Bandits with Single-Peaked Preferences and Limited Resources
Gur Keinan, Rotem Torkan, Omer Ben-Porat
TL;DR
The paper studies online budgeted matching with U users and K arms under a budget constraint, showing general offline optimization is NP-hard. By imposing single-peaked (SP) preferences, it develops efficient SP-specific algorithms: an offline SP-Matching that runs in $O(K^2U+K^2B)$, and online methods with sublinear regret. When the SP order is known (and peaks are known or identifiable), a UCB-based Maximal-Matrix approach (MvM) achieves $\tilde{O}(U\sqrt{TK})$ regret; without known order, the EMC algorithm combines order extraction via PQ-trees with an SP-projected offline solver to obtain $\tilde{O}(UKT^{2/3})$ regret. The work also proves lower bounds showing inherent difficulty persists even under SP, clarifying the value of structure in turning intractable problems into solvable ones and highlighting future directions for richer SP-like structures.
Abstract
We study an online stochastic matching problem in which an algorithm sequentially matches $U$ users to $K$ arms, aiming to maximize cumulative reward over $T$ rounds under budget constraints. Without structural assumptions, computing the optimal matching is NP-hard, making online learning computationally infeasible.

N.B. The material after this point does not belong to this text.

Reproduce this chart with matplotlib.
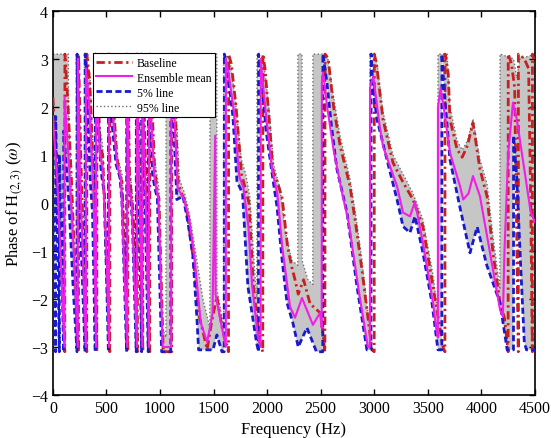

To overcome this barrier, we focus on \emph{single-peaked preferences} -- a well-established structure in social choice theory, where users' preferences are unimodal with respect to a common order over arms. We devise an efficient algorithm for the offline budgeted matching problem, and leverage it into an efficient online algorithm with a regret of $\tilde O(UKT^{2/3})$. Our approach relies on a novel PQ tree-based order approximation method. If the single-peaked structure is known, we develop an efficient UCB-like algorithm that achieves a regret bound of $\tilde O(U\sqrt{TK})$.